#### Required task:
Report all lines holding "draw".

#### Provided material:
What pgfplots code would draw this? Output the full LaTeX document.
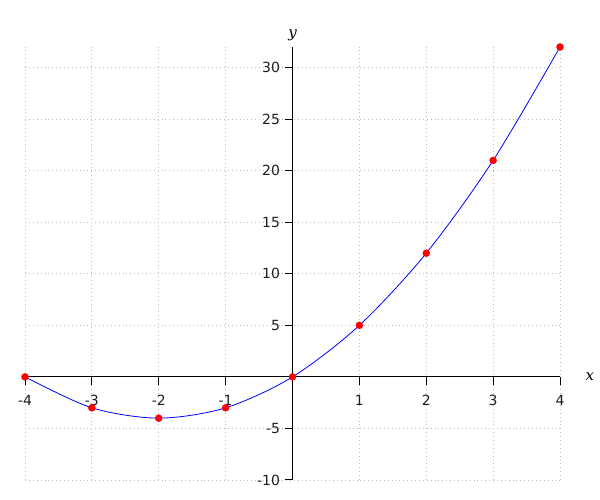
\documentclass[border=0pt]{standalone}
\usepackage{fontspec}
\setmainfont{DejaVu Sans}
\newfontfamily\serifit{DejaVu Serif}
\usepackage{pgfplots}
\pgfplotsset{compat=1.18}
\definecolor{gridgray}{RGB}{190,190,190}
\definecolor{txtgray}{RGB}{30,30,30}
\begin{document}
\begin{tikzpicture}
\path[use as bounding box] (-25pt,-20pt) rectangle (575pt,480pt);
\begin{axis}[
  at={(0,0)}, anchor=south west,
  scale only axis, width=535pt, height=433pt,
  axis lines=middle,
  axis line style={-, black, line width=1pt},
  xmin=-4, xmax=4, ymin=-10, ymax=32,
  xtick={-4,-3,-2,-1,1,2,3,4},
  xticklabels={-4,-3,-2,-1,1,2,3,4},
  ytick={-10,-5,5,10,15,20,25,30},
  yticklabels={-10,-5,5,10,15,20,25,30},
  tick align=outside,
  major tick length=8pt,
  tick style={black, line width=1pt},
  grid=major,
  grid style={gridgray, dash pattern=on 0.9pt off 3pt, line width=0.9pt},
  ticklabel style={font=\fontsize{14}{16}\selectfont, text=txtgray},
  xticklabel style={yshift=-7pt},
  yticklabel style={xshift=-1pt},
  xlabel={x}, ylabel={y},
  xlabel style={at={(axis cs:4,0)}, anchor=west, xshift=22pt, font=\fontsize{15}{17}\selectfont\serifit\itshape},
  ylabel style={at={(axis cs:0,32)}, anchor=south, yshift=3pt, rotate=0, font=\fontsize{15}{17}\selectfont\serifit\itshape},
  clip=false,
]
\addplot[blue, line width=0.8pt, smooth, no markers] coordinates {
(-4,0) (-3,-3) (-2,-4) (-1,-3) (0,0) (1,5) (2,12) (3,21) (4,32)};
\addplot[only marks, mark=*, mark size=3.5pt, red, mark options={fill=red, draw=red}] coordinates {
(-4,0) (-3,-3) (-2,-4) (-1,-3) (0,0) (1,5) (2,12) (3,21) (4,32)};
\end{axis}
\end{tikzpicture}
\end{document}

#### Reply to the task:
What pgfplots code would draw this? Output the full LaTeX document.
\addplot[only marks, mark=*, mark size=3.5pt, red, mark options={fill=red, draw=red}] coordinates {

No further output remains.